EXERCISE OBJECTIVE:
Return, without pictures, the lines from the start of the data through the one that contains "(-18.5pt,-603.5pt) rectangle (271pt,259.5pt);".

RAW DATA:

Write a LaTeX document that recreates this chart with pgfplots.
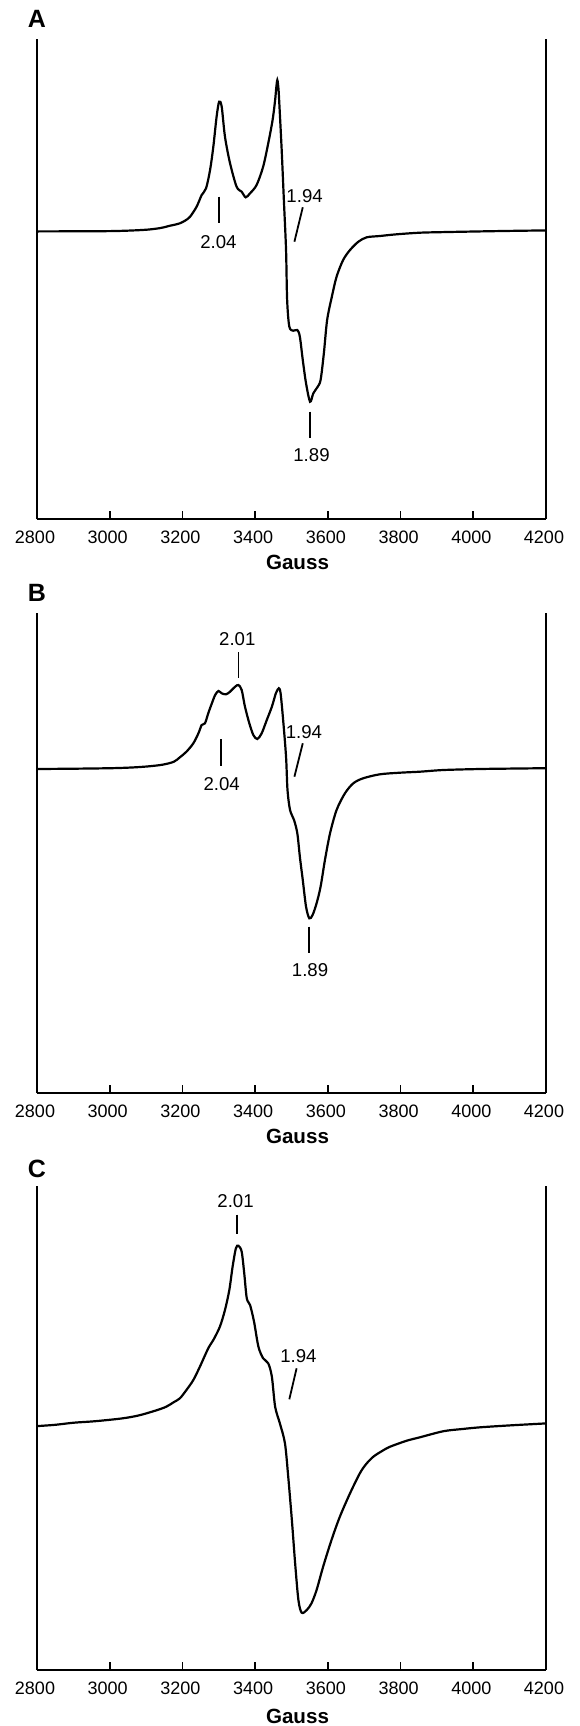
\documentclass[border=0pt]{standalone}
\usepackage{fontspec}
\setmainfont{Liberation Sans}
\usepackage{pgfplots}
\pgfplotsset{compat=1.18}

% one EPR panel; y is in arbitrary units (0..480)
\pgfplotsset{
  epr/.style={
    scale only axis, width=254.5pt, height=240pt,
    xmin=2800, xmax=4200, ymin=0, ymax=480,
    axis x line*=bottom, axis y line*=box,
    axis line style={line width=1pt, black, -},
    xtick={2800,3000,...,4200},
    xticklabels={2800,3000,3200,3400,3600,3800,4000,4200},
    ytick=\empty, xtick pos=left, tick align=inside, major tick length=4pt,
    tick style={line width=0.9pt, black},
    xticklabel style={font=\fontsize{9}{10}\selectfont, yshift=-2.5pt, xshift=-1pt},
    xlabel={Gauss},
    xlabel style={font=\bfseries\fontsize{10.3}{12}\selectfont,
      at={(axis description cs:0.5,0)}, anchor=base, yshift=-25pt, xshift=3pt},
    clip=false,
  },
  spec/.style={black, line width=1.1pt, smooth, tension=0.5},
}
\tikzset{
  ann/.style={line width=0.9pt},
  gval/.style={font=\fontsize{9.3}{11}\selectfont, inner sep=0pt},
  panel/.style={font=\bfseries\fontsize{12.5}{14}\selectfont, inner sep=0pt},
}

\begin{document}
\begin{tikzpicture}
\path[use as bounding box] (-18.5pt,-603.5pt) rectangle (271pt,259.5pt);

% ---------- A ----------
\begin{axis}[epr, at={(0pt,0pt)}, anchor=south west]
  \addplot[spec] coordinates {
    (2800,287.6)(2900,287.7)(3003,287.9)(3060,288.5)(3105,289.4)(3140,291)
    (3166,293.3)(3180,294.4)(3193,295.7)(3208,298.5)(3221,302.3)
    (3239,312.3)(3253,324)(3265,330.7)(3276,349)(3285,372.3)(3294,402.3)
    (3301,417.3)(3308,412.3)(3317,382.3)(3331,355.7)(3349,332.3)(3363,327.3)
    (3374,321.7)(3386,325.7)(3404,334)(3422,352.3)(3436,375.7)(3448,399)
    (3455,419)(3458,431)(3461,439)(3464,431)(3466,419)(3473,369)(3479,319)
    (3485,269)(3488,219)(3494,192.3)(3505,188.3)(3516,189)(3523,182.3)
    (3531,159)(3540,135.7)(3551,117.3)(3560,125.7)(3571,131.7)(3580,139)
    (3589,165.7)(3598,199)(3611,222.3)(3624,242.3)(3642,259)(3661,269)
    (3684,277.3)(3707,281.7)(3743,283)(3789,284.7)(3853,286.3)(3918,286.9)
    (4019,287.6)(4100,288.1)(4200,288.6)
  };
  \draw[ann] (axis cs:3301,322.3) -- (axis cs:3301,295.7);
  \node[gval] at (axis cs:3299,277.3) {2.04};
  \draw[ann] (axis cs:3531,311.7) -- (axis cs:3508,277.3);
  \node[gval] at (axis cs:3536,322.7) {1.94};
  \draw[ann] (axis cs:3551,107.3) -- (axis cs:3551,80.7);
  \node[gval] at (axis cs:3555,63.6) {1.89};
  \node[panel, yshift=10pt] at (rel axis cs:0,1) {A};
\end{axis}

% ---------- B ----------
\begin{axis}[epr, at={(0pt,-287pt)}, anchor=south west]
  \addplot[spec] coordinates {
    (2800,324)(2900,324.3)(3003,324.8)(3060,325.5)(3105,326.6)(3145,328.3)
    (3176,331.2)(3193,335.7)(3211,341.3)
    (3230,349.7)(3244,359.7)(3253,368)(3262,369.7)(3271,379.7)(3281,389.7)
    (3290,398)(3299,402)(3308,399.7)(3320,398.7)(3331,401.3)(3345,406.3)
    (3354,408)(3363,403)(3372,386.3)(3384,369.7)(3395,358)(3406,354)
    (3418,359.7)(3432,373)(3446,386.3)(3457,399.7)(3465,404.7)(3470,399.7)
    (3477,373)(3485,336.3)(3489,303)(3496,283)(3507,273)(3516,259.7)
    (3523,236.3)(3531,213)(3540,186.3)(3549,174.7)(3558,178)(3569,189.7)
    (3580,206.3)(3592,233)(3606,259.7)(3624,283)(3647,299.7)(3670,309.7)
    (3697,314.7)(3743,318.7)(3798,320.3)(3853,321.3)(3918,323)(4019,324)
    (4100,324.4)(4200,324.8)
  };
  \draw[ann] (axis cs:3306,353.7) -- (axis cs:3306,327);
  \node[gval] at (axis cs:3308,309) {2.04};
  \draw[ann] (axis cs:3354,441) -- (axis cs:3354,415);
  \node[gval] at (axis cs:3351,453.7) {2.01};
  \draw[ann] (axis cs:3531,349.7) -- (axis cs:3508,316.3);
  \node[gval] at (axis cs:3534,360.7) {1.94};
  \draw[ann] (axis cs:3549,166.3) -- (axis cs:3549,139.7);
  \node[gval] at (axis cs:3551,123) {1.89};
  \node[panel, yshift=10pt] at (rel axis cs:0,1) {B};
\end{axis}

% ---------- C ----------
\begin{axis}[epr, at={(0pt,-575.5pt)}, anchor=south west, height=242pt, ymax=484,
  xlabel style={yshift=-1.5pt}]
  \addplot[spec] coordinates {
    (2800,243.9)(2850,245.2)(2901,247.3)(2960,248.8)(3034,251.6)(3080,254.6)
    (3125,259.3)(3155,263.2)(3176,267.8)(3193,271.7)
    (3211,280)(3230,290)(3248,303.3)(3271,321.7)(3285,330)(3303,343.3)
    (3317,360)(3329,380)(3338,403.3)(3347,421.7)(3354,424.3)(3363,418.3)
    (3370,396.7)(3377,371.7)(3386,365)(3397,348.3)(3409,323.3)(3422,311.7)
    (3436,306.7)(3446,293.3)(3455,263.3)(3468,246.7)(3482,226.7)(3491,193.3)
    (3501,150)(3510,106.7)(3519,70)(3528,57.3)(3542,60)(3555,66.7)(3569,80)
    (3587,103.3)(3610,130)(3633,153.3)(3661,176.7)(3688,196.7)(3705,205.8)
    (3725,213.3)(3750,219.2)(3771,223.3)(3817,229.3)(3853,232.7)(3918,238.8)
    (3970,241)(4019,242.7)(4100,244.6)(4200,246.6)
  };
  \draw[ann] (axis cs:3351,455.3) -- (axis cs:3351,436);
  \node[gval] at (axis cs:3346,468.8) {2.01};
  \draw[ann] (axis cs:3514,301.7) -- (axis cs:3494,270.7);
  \node[gval] at (axis cs:3519,314) {1.94};
  \node[panel, yshift=8.5pt] at (rel axis cs:0,1) {C};
\end{axis}
\end{tikzpicture}
\end{document}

REPLY TO THE EXERCISE:
Write a LaTeX document that recreates this chart with pgfplots.
\documentclass[border=0pt]{standalone}
\usepackage{fontspec}
\setmainfont{Liberation Sans}
\usepackage{pgfplots}
\pgfplotsset{compat=1.18}

% one EPR panel; y is in arbitrary units (0..480)
\pgfplotsset{
  epr/.style={
    scale only axis, width=254.5pt, height=240pt,
    xmin=2800, xmax=4200, ymin=0, ymax=480,
    axis x line*=bottom, axis y line*=box,
    axis line style={line width=1pt, black, -},
    xtick={2800,3000,...,4200},
    xticklabels={2800,3000,3200,3400,3600,3800,4000,4200},
    ytick=\empty, xtick pos=left, tick align=inside, major tick length=4pt,
    tick style={line width=0.9pt, black},
    xticklabel style={font=\fontsize{9}{10}\selectfont, yshift=-2.5pt, xshift=-1pt},
    xlabel={Gauss},
    xlabel style={font=\bfseries\fontsize{10.3}{12}\selectfont,
      at={(axis description cs:0.5,0)}, anchor=base, yshift=-25pt, xshift=3pt},
    clip=false,
  },
  spec/.style={black, line width=1.1pt, smooth, tension=0.5},
}
\tikzset{
  ann/.style={line width=0.9pt},
  gval/.style={font=\fontsize{9.3}{11}\selectfont, inner sep=0pt},
  panel/.style={font=\bfseries\fontsize{12.5}{14}\selectfont, inner sep=0pt},
}

\begin{document}
\begin{tikzpicture}
\path[use as bounding box] (-18.5pt,-603.5pt) rectangle (271pt,259.5pt);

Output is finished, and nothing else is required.